Given those positive trends, a short-term drop in consumer demand for housing caused by the “shock” of modest interest rate increases is not likely to scare off Toronto developers, Carrick said.

“There’s a whole bunch of other things that you look at, so you’re looking at demographics, look at where the growth of cities is occurring, look for where the population growth is, where things are happening in the suburbs, and so on,” he said. “And that’s where the Toronto area is just crazy, because there’s so much growth here.”

The GTA’s growing adoption of transit-oriented developments alongside its subway and LRT projects is another factor developers like about the region, Carrick said.

“Where those are located, it’s where developers want to build their highrises and their mixed-use projects,” he said.

The July 13 hike in the Bank of Canada’s overnight rate to 2.5 per cent was the fourth of the year, and there may be more, but that is merely a return to normalcy, Carrick said.
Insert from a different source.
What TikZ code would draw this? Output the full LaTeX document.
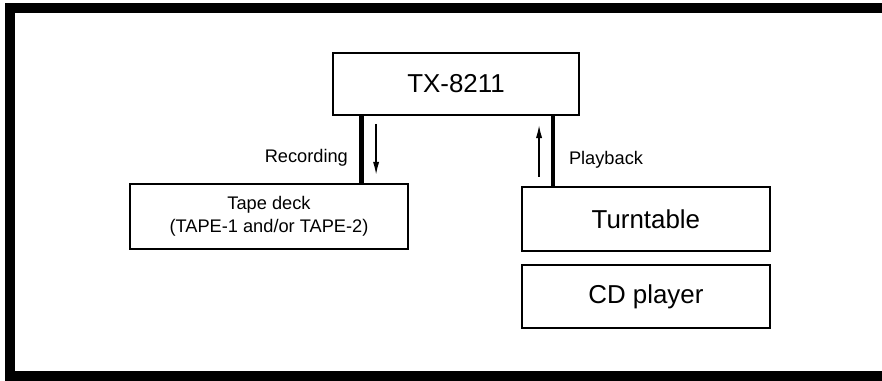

“Usually what’s called the neutral rate of interest is thought to be around 3.5 per cent,” he explained. “And that’s where the rate that the central bank is charging is neither stimulative nor contractionary.”

Inflation will probably come down to around five or four per cent and stay there for awhile, and there is no question the economy is slowing down to some degree, he said.

“But on the other hand the jobs market is still extremely tight.”

So where does that leave developers? Carrick asked.

“One of the things that I have discovered is that economists and developers think quite differently. An economist will look at the numbers and say, ‘you know, these numbers aren’t looking so good.’

“Developers don’t think like that, they think, ‘I’ve got to get there first before the competition does’

“If the numbers are generally looking pretty strong, their way of thinking is more gung ho.

“They’ve got animal spirits that economists don’t necessarily have.”